Da una parte troviamo la repressione estemporanea, solitamente avviata a seguito di uno o più attacchi violenti a uomini o istituzioni di vertice. Per quanto muova da nobili presupposti, tale tipo di reazione da parte dello stato ha spesso come unico risultato quello di elevare per brevi periodi il livello dell’attenzione pubblica circa la tematica mafiosa, senza riuscire ad evitare tuttavia il ritorno di una parziale indifferenza a riguardo, indispensabile ai gruppi criminali ai fini del proprio riassestamento.
Dall’altra parte è possibile individuare la problematica quantomai odierna della mancanza di coordinazione internazionale tra stati, ma anche tra le diverse agenzie che combattono la criminalità organizzata transnazionale.

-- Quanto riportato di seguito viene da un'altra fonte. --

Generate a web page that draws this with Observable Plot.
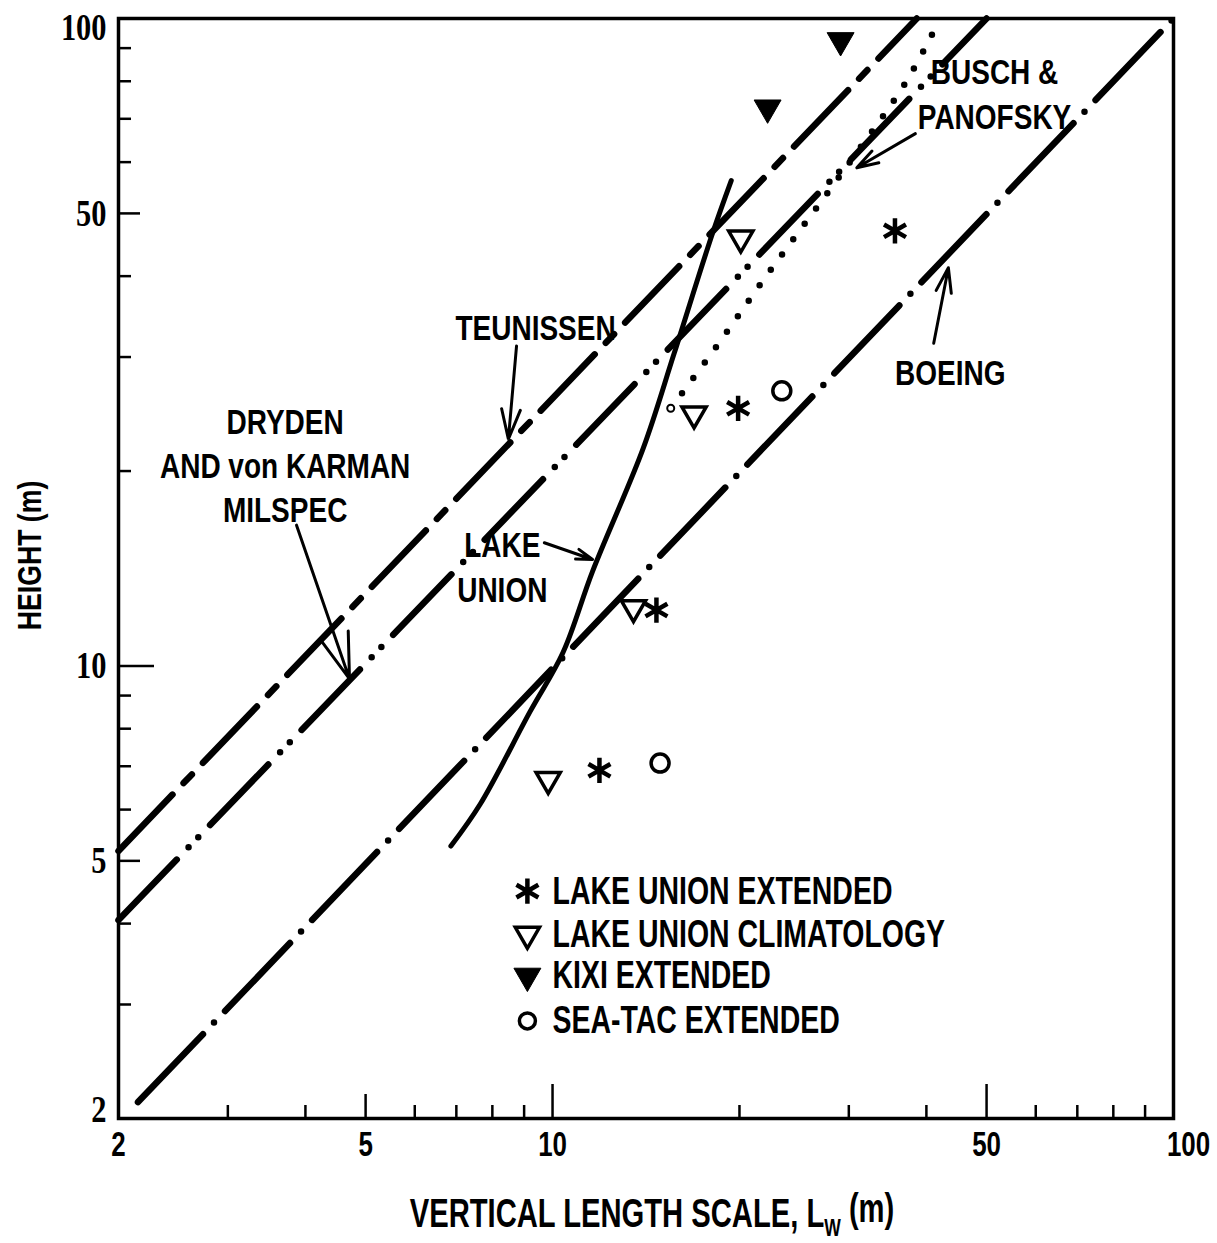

La discrepanza tra unità d’intenti – quando presente – e azione, ha offerto infatti alle mafie una realtà ideale, garantendo loro pene più leggere o addirittura la totale impunità, grazie allo spostamento in paesi dal regime legislativo più blando – se non completamente assente – in materia di antimafia. Un dilemma, quello del cosiddetto forum shopping, che intacca profondamente la realtà in cui viviamo e che costituisce oggi un vero e proprio nodo gordiano del diritto internazionale: una sfida da affrontare e vincere con rapidità da parte degli stati di tutto il mondo, laddove intendano realmente difendere i propri interessi dagli attacchi della criminalità organizzata e condurre una efficace attività di contrasto ai suoi danni.
I sei peccati capitali a cui si è appena avuto modo di accennare hanno plasmato uno scenario dai tratti paradisiaci per le attività ed i conti correnti delle mafie le quali, indisturbate o combattute in maniera scoordinata, hanno potuto aggredire l’organismo globale espandendosi come un cancro in fase metastatica. Tuttavia abbiamo ancora modo di recuperare ed imparare dagli sbagli commessi: ‘Se un errore non è un trampolino di lancio, è un errore’, ha scritto il grande Eli Siegel. A questo punto, tuffiamoci.